Task statement:
Print word for word the first line of the listing below and every line after it, through the line with "import seaborn as sns". Leave out the pictures and the rest.

## BEGIN Collected material

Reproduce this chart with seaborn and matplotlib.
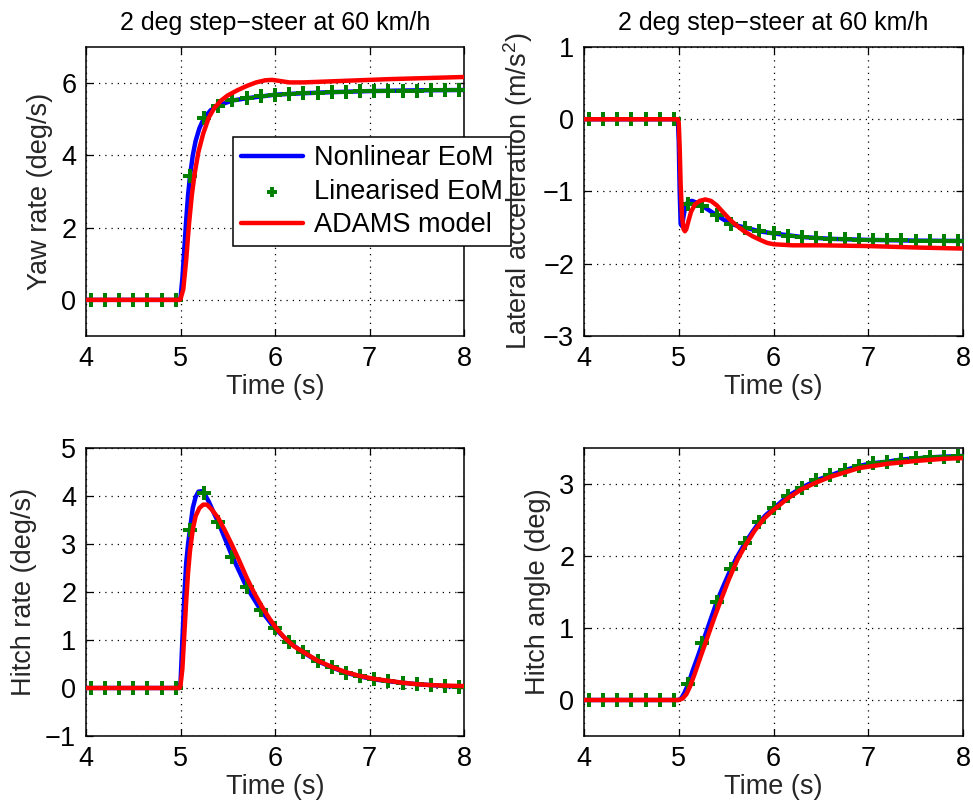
import numpy as np
import pandas as pd
import matplotlib
matplotlib.use("Agg")
import matplotlib.pyplot as plt
import seaborn as sns

# ---------------- data ----------------
title_text = "2 deg step\u2212steer at 60 km/h"
series_names = ["Nonlinear EoM", "Linearised EoM", "ADAMS model"]
x_label = "Time (s)"
y_labels = ["Yaw rate (deg/s)", r"Lateral acceleration (m/s$^2$)",
            "Hitch rate (deg/s)", "Hitch angle (deg)"]

# marker times (Linearised EoM)
t_lin = [4.05, 4.20, 4.35, 4.50, 4.65, 4.80, 4.95, 5.10, 5.25, 5.40, 5.55, 5.70,
         5.85, 6.00, 6.15, 6.30, 6.45, 6.60, 6.75, 6.90, 7.05, 7.20, 7.35, 7.50,
         7.65, 7.80, 7.95]

# ---- Yaw rate ----
yaw_lin = [0, 0, 0, 0, 0, 0, 0, 3.42, 5.04, 5.38, 5.52, 5.58, 5.63, 5.68, 5.70,
           5.72, 5.74, 5.75, 5.76, 5.77, 5.78, 5.785, 5.79, 5.795, 5.80, 5.80, 5.81]
yaw_nl_t = [4.0, 4.99, 5.0, 5.02, 5.04, 5.06, 5.08, 5.10, 5.13, 5.16, 5.20, 5.25,
            5.32, 5.40, 5.55, 5.70, 5.85, 6.00, 6.30, 6.60, 7.00, 7.50, 8.00]
yaw_nl = [0, 0, 0.05, 0.6, 1.4, 2.2, 2.9, 3.42, 4.0, 4.4, 4.75, 5.04,
          5.25, 5.38, 5.52, 5.58, 5.63, 5.68, 5.72, 5.75, 5.78, 5.80, 5.81]
yaw_ad_t = [4.0, 4.99, 5.0, 5.03, 5.06, 5.09, 5.12, 5.15, 5.19, 5.24, 5.30, 5.36,
            5.43, 5.50, 5.60, 5.70, 5.80, 5.90, 5.97, 6.05, 6.15, 6.30, 6.50,
            6.80, 7.20, 7.60, 8.00]
yaw_ad = [0, 0, 0.02, 0.3, 1.1, 2.1, 2.9, 3.5, 4.1, 4.6, 5.05, 5.32,
          5.52, 5.66, 5.80, 5.92, 6.02, 6.08, 6.09, 6.06, 6.02, 6.02, 6.04,
          6.07, 6.11, 6.14, 6.17]

# ---- Lateral acceleration ----
lat_lin = [0, 0, 0, 0, 0, 0, 0, -1.17, -1.20, -1.33, -1.45, -1.50, -1.55, -1.58,
           -1.61, -1.63, -1.645, -1.655, -1.66, -1.665, -1.67, -1.675, -1.675,
           -1.68, -1.68, -1.68, -1.685]
lat_nl_t = [4.0, 4.99, 5.0, 5.01, 5.02, 5.035, 5.05, 5.07, 5.10, 5.14, 5.20, 5.25,
            5.32, 5.40, 5.55, 5.70, 5.85, 6.00, 6.30, 6.60, 7.00, 7.50, 8.00]
lat_nl = [0, 0, -0.3, -1.0, -1.45, -1.48, -1.35, -1.2, -1.14, -1.13, -1.16, -1.20,
          -1.26, -1.33, -1.45, -1.50, -1.55, -1.58, -1.63, -1.655, -1.67, -1.68, -1.685]
lat_ad_t = [4.0, 4.99, 5.0, 5.01, 5.02, 5.035, 5.05, 5.065, 5.08, 5.10, 5.13, 5.17,
            5.22, 5.28, 5.34, 5.40, 5.47, 5.54, 5.61, 5.69, 5.78, 5.86, 5.93,
            6.00, 6.20, 6.50, 7.00, 7.50, 8.00]
lat_ad = [0, 0, -0.05, -0.4, -0.9, -1.35, -1.52, -1.55, -1.52, -1.42, -1.28, -1.18,
          -1.13, -1.11, -1.13, -1.19, -1.29, -1.39, -1.47, -1.55, -1.62, -1.67, -1.71,
          -1.73, -1.745, -1.745, -1.755, -1.775, -1.79]

# ---- Hitch rate ----
hr_lin = [0, 0, 0, 0, 0, 0, 0, 3.30, 4.06, 3.45, 2.73, 2.10, 1.62, 1.24, 0.95,
          0.74, 0.56, 0.43, 0.32, 0.24, 0.18, 0.14, 0.11, 0.08, 0.06, 0.04, 0.03]
hr_nl_t = [4.0, 4.99, 5.0, 5.02, 5.04, 5.06, 5.08, 5.10, 5.13, 5.16, 5.19, 5.22,
           5.25, 5.30, 5.35, 5.40, 5.55, 5.70, 5.85, 6.00, 6.15, 6.30, 6.45, 6.60,
           6.75, 6.90, 7.05, 7.20, 7.35, 7.50, 7.65, 7.80, 8.00]
hr_nl = [0, 0, 0.1, 1.0, 1.9, 2.6, 3.0, 3.30, 3.75, 3.98, 4.09, 4.10,
         4.06, 3.88, 3.66, 3.45, 2.73, 2.10, 1.62, 1.24, 0.95, 0.74, 0.56, 0.43,
         0.32, 0.24, 0.18, 0.14, 0.11, 0.08, 0.06, 0.04, 0.03]
hr_ad_t = [4.0, 4.99, 5.0, 5.02, 5.04, 5.06, 5.08, 5.10, 5.13, 5.16, 5.20, 5.24,
           5.28, 5.33, 5.40, 5.47, 5.54, 5.62, 5.70, 5.78, 5.86, 5.94, 6.02,
           6.10, 6.20, 6.30, 6.45, 6.60, 6.75, 6.90, 7.05, 7.20, 7.35, 7.50,
           7.65, 7.80, 8.00]
hr_ad = [0, 0, 0.05, 0.4, 1.1, 1.8, 2.4, 2.85, 3.3, 3.58, 3.75, 3.82,
         3.82, 3.72, 3.54, 3.28, 3.00, 2.66, 2.30, 1.98, 1.70, 1.45, 1.23,
         1.05, 0.87, 0.75, 0.57, 0.44, 0.33, 0.25, 0.19, 0.15, 0.11, 0.08,
         0.06, 0.05, 0.04]

# ---- Hitch angle ----
ha_lin = [0, 0, 0, 0, 0, 0, 0, 0.22, 0.79, 1.36, 1.82, 2.18, 2.47, 2.66, 2.83,
          2.95, 3.05, 3.12, 3.19, 3.25, 3.29, 3.31, 3.34, 3.355, 3.37, 3.38, 3.385]
ha_nl_t = [4.0, 5.0, 5.03, 5.06, 5.10, 5.15, 5.20, 5.25, 5.30, 5.35, 5.40, 5.47,
           5.55, 5.62, 5.70, 5.78, 5.85, 5.92, 6.00, 6.15, 6.30, 6.45, 6.60,
           6.75, 6.90, 7.05, 7.20, 7.35, 7.50, 7.65, 7.80, 8.00]
ha_nl = [0, 0, 0.03, 0.1, 0.22, 0.42, 0.60, 0.79, 0.98, 1.17, 1.36, 1.58,
         1.82, 2.00, 2.18, 2.34, 2.47, 2.57, 2.66, 2.83, 2.95, 3.05, 3.12,
         3.19, 3.25, 3.29, 3.31, 3.34, 3.355, 3.37, 3.38, 3.39]
ha_ad_t = [4.0, 5.0, 5.04, 5.08, 5.12, 5.17, 5.23, 5.30, 5.38, 5.46, 5.53, 5.62,
           5.70, 5.80, 5.90, 6.00, 6.15, 6.30, 6.45, 6.60, 6.75, 6.90, 7.20,
           7.50, 7.80, 8.00]
ha_ad = [0, 0, 0.02, 0.08, 0.19, 0.37, 0.60, 0.86, 1.16, 1.44, 1.68, 1.95,
         2.14, 2.35, 2.52, 2.64, 2.80, 2.93, 3.02, 3.10, 3.16, 3.22, 3.28,
         3.32, 3.35, 3.36]

panels = [
    dict(nl=(yaw_nl_t, yaw_nl), lin=yaw_lin, ad=(yaw_ad_t, yaw_ad),
         ylim=(-1, 7), yticks=[0, 2, 4, 6]),
    dict(nl=(lat_nl_t, lat_nl), lin=lat_lin, ad=(lat_ad_t, lat_ad),
         ylim=(-3, 1), yticks=[-3, -2, -1, 0, 1]),
    dict(nl=(hr_nl_t, hr_nl), lin=hr_lin, ad=(hr_ad_t, hr_ad),
         ylim=(-1, 5), yticks=[-1, 0, 1, 2, 3, 4, 5]),
    dict(nl=(ha_nl_t, ha_nl), lin=ha_lin, ad=(ha_ad_t, ha_ad),
         ylim=(-0.5, 3.5), yticks=[0, 1, 2, 3]),
]
x_ticks = [4, 5, 6, 7, 8]

# ---------------- style ----------------
sns.set_theme(style="white")
plt.rcParams["font.family"] = ["Liberation Sans", "DejaVu Sans"]
plt.rcParams["mathtext.fontset"] = "custom"
plt.rcParams["mathtext.rm"] = "Liberation Sans"
plt.rcParams["mathtext.it"] = "Liberation Sans:italic"
plt.rcParams["text.color"] = "black"

FS = 19.5
W, H = 973, 807
fig = plt.figure(figsize=(W / 100, H / 100), dpi=100)
fig.patch.set_facecolor("white")

def rect(l, t, r, b):
    return [l / W, 1 - b / H, (r - l) / W, (b - t) / H]

rects = [rect(86, 47, 464, 336), rect(584, 47, 963, 336),
         rect(86, 448, 464, 736), rect(584, 448, 963, 736)]

blue, green, red = "#0000ff", "#007f00", "#ff0000"
axes = []
for i, (p, rc) in enumerate(zip(panels, rects)):
    ax = fig.add_axes(rc)
    axes.append(ax)
    sns.lineplot(x=p["nl"][0], y=p["nl"][1], ax=ax, color=blue, lw=3.2,
                 sort=False, estimator=None, label=series_names[0], zorder=3)
    sns.scatterplot(x=t_lin, y=p["lin"], ax=ax, color=green, marker="P", s=105,
                    linewidth=0, label=series_names[1], zorder=4)
    sns.lineplot(x=p["ad"][0], y=p["ad"][1], ax=ax, color=red, lw=3.2,
                 sort=False, estimator=None, label=series_names[2], zorder=5)
    ax.set_xlim(4, 8)
    ax.set_ylim(*p["ylim"])
    ax.set_xticks(x_ticks)
    ax.set_yticks(p["yticks"])
    ax.grid(True, color="black", linestyle=(0, (1, 4)), linewidth=0.9)
    ax.set_axisbelow(True)
    for s in ax.spines.values():
        s.set_visible(True)
        s.set_color("black")
        s.set_linewidth(1.1)
    ax.tick_params(direction="in", length=5, width=0.9, colors="black",
                   labelsize=FS, top=True, right=True, bottom=True, left=True,
                   pad=7)
    ax.set_xlabel(x_label, fontsize=FS, labelpad=2)
    ax.set_ylabel(y_labels[i], fontsize=FS, labelpad=6)
    if i < 2:
        ax.set_title(title_text, fontsize=18, pad=12)
    if ax.get_legend() is not None:
        ax.get_legend().remove()

h, l = axes[0].get_legend_handles_labels()
leg = axes[0].legend(h, l, loc="upper left", bbox_to_anchor=(233 / W, 1 - 137 / H),
                     bbox_transform=fig.transFigure, fontsize=FS, frameon=True,
                     fancybox=False, edgecolor="black", framealpha=1,
                     handlelength=2.3, borderpad=0.3, labelspacing=0.28,
                     handletextpad=0.4, borderaxespad=0)
leg.get_frame().set_linewidth(1.1)
leg.set_zorder(10)
try:
    leg.legend_handles[1].set_sizes([55])
except Exception:
    pass

fig.savefig("out.png", dpi=100, facecolor="white")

## END Collected material

Worked solution:
Reproduce this chart with seaborn and matplotlib.
import numpy as np
import pandas as pd
import matplotlib
matplotlib.use("Agg")
import matplotlib.pyplot as plt
import seaborn as sns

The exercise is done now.